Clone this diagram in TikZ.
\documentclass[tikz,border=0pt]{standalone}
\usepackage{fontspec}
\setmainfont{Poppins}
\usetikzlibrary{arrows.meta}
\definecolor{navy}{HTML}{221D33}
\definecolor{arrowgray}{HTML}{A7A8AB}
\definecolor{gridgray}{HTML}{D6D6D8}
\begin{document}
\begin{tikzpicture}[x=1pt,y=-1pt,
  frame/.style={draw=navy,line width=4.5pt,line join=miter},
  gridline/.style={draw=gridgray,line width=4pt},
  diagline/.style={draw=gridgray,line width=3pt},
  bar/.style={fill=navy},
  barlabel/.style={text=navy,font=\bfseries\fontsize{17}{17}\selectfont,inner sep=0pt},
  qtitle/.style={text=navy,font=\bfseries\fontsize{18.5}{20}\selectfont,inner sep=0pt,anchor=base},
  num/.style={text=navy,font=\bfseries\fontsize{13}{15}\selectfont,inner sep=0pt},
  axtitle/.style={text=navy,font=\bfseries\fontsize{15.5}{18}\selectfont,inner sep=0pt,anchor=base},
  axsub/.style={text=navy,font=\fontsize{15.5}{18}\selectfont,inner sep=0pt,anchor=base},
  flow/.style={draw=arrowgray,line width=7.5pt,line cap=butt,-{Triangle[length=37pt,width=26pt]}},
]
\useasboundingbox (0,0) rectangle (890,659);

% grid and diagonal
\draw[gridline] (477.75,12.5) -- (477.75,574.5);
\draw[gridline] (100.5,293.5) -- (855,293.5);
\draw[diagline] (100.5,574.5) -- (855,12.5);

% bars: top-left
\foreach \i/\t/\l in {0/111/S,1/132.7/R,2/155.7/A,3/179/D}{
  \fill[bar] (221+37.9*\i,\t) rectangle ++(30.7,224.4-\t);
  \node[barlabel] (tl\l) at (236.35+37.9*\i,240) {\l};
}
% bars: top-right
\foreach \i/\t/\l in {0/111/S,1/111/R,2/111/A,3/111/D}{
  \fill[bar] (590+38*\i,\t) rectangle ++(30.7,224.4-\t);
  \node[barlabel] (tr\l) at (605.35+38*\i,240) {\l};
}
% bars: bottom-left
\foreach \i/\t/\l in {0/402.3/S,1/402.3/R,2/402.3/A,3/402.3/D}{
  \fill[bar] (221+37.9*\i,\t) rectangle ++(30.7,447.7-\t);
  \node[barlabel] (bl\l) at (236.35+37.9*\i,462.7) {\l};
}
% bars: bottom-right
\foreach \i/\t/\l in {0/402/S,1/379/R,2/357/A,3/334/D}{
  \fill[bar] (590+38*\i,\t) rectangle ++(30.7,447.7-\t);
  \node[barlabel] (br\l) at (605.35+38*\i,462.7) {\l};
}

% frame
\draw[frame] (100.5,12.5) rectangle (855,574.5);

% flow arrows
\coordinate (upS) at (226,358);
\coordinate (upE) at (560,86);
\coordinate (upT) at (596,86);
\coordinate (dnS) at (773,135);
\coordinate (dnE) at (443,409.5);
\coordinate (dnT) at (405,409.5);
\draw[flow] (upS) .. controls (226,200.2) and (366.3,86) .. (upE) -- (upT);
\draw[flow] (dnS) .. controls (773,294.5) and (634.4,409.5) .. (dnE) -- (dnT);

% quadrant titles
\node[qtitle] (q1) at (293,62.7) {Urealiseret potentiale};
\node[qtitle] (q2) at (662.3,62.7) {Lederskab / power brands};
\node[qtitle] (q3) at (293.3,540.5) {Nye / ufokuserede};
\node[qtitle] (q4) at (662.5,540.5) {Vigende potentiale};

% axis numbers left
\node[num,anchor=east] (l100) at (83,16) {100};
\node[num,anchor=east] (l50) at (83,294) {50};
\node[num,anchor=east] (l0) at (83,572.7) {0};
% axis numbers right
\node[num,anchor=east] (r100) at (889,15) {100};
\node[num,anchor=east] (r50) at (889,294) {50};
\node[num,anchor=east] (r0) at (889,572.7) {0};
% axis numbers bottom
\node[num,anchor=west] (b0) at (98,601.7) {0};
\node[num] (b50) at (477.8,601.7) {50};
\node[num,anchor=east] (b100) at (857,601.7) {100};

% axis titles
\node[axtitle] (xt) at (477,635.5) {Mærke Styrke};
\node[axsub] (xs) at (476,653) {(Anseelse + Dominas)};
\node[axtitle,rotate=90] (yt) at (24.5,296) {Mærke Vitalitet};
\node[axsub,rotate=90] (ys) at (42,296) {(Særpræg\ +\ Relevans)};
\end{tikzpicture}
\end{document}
┄┄┄┄┄┄┄┄┄┄
WHAT TO WORK ON: Copy every line exactly. Leave nothing out.

RESULT OF THE TASK:
Clone this diagram in TikZ.
\documentclass[tikz,border=0pt]{standalone}
\usepackage{fontspec}
\setmainfont{Poppins}
\usetikzlibrary{arrows.meta}
\definecolor{navy}{HTML}{221D33}
\definecolor{arrowgray}{HTML}{A7A8AB}
\definecolor{gridgray}{HTML}{D6D6D8}
\begin{document}
\begin{tikzpicture}[x=1pt,y=-1pt,
  frame/.style={draw=navy,line width=4.5pt,line join=miter},
  gridline/.style={draw=gridgray,line width=4pt},
  diagline/.style={draw=gridgray,line width=3pt},
  bar/.style={fill=navy},
  barlabel/.style={text=navy,font=\bfseries\fontsize{17}{17}\selectfont,inner sep=0pt},
  qtitle/.style={text=navy,font=\bfseries\fontsize{18.5}{20}\selectfont,inner sep=0pt,anchor=base},
  num/.style={text=navy,font=\bfseries\fontsize{13}{15}\selectfont,inner sep=0pt},
  axtitle/.style={text=navy,font=\bfseries\fontsize{15.5}{18}\selectfont,inner sep=0pt,anchor=base},
  axsub/.style={text=navy,font=\fontsize{15.5}{18}\selectfont,inner sep=0pt,anchor=base},
  flow/.style={draw=arrowgray,line width=7.5pt,line cap=butt,-{Triangle[length=37pt,width=26pt]}},
]
\useasboundingbox (0,0) rectangle (890,659);

% grid and diagonal
\draw[gridline] (477.75,12.5) -- (477.75,574.5);
\draw[gridline] (100.5,293.5) -- (855,293.5);
\draw[diagline] (100.5,574.5) -- (855,12.5);

% bars: top-left
\foreach \i/\t/\l in {0/111/S,1/132.7/R,2/155.7/A,3/179/D}{
  \fill[bar] (221+37.9*\i,\t) rectangle ++(30.7,224.4-\t);
  \node[barlabel] (tl\l) at (236.35+37.9*\i,240) {\l};
}
% bars: top-right
\foreach \i/\t/\l in {0/111/S,1/111/R,2/111/A,3/111/D}{
  \fill[bar] (590+38*\i,\t) rectangle ++(30.7,224.4-\t);
  \node[barlabel] (tr\l) at (605.35+38*\i,240) {\l};
}
% bars: bottom-left
\foreach \i/\t/\l in {0/402.3/S,1/402.3/R,2/402.3/A,3/402.3/D}{
  \fill[bar] (221+37.9*\i,\t) rectangle ++(30.7,447.7-\t);
  \node[barlabel] (bl\l) at (236.35+37.9*\i,462.7) {\l};
}
% bars: bottom-right
\foreach \i/\t/\l in {0/402/S,1/379/R,2/357/A,3/334/D}{
  \fill[bar] (590+38*\i,\t) rectangle ++(30.7,447.7-\t);
  \node[barlabel] (br\l) at (605.35+38*\i,462.7) {\l};
}

% frame
\draw[frame] (100.5,12.5) rectangle (855,574.5);

% flow arrows
\coordinate (upS) at (226,358);
\coordinate (upE) at (560,86);
\coordinate (upT) at (596,86);
\coordinate (dnS) at (773,135);
\coordinate (dnE) at (443,409.5);
\coordinate (dnT) at (405,409.5);
\draw[flow] (upS) .. controls (226,200.2) and (366.3,86) .. (upE) -- (upT);
\draw[flow] (dnS) .. controls (773,294.5) and (634.4,409.5) .. (dnE) -- (dnT);

% quadrant titles
\node[qtitle] (q1) at (293,62.7) {Urealiseret potentiale};
\node[qtitle] (q2) at (662.3,62.7) {Lederskab / power brands};
\node[qtitle] (q3) at (293.3,540.5) {Nye / ufokuserede};
\node[qtitle] (q4) at (662.5,540.5) {Vigende potentiale};

% axis numbers left
\node[num,anchor=east] (l100) at (83,16) {100};
\node[num,anchor=east] (l50) at (83,294) {50};
\node[num,anchor=east] (l0) at (83,572.7) {0};
% axis numbers right
\node[num,anchor=east] (r100) at (889,15) {100};
\node[num,anchor=east] (r50) at (889,294) {50};
\node[num,anchor=east] (r0) at (889,572.7) {0};
% axis numbers bottom
\node[num,anchor=west] (b0) at (98,601.7) {0};
\node[num] (b50) at (477.8,601.7) {50};
\node[num,anchor=east] (b100) at (857,601.7) {100};

% axis titles
\node[axtitle] (xt) at (477,635.5) {Mærke Styrke};
\node[axsub] (xs) at (476,653) {(Anseelse + Dominas)};
\node[axtitle,rotate=90] (yt) at (24.5,296) {Mærke Vitalitet};
\node[axsub,rotate=90] (ys) at (42,296) {(Særpræg\ +\ Relevans)};
\end{tikzpicture}
\end{document}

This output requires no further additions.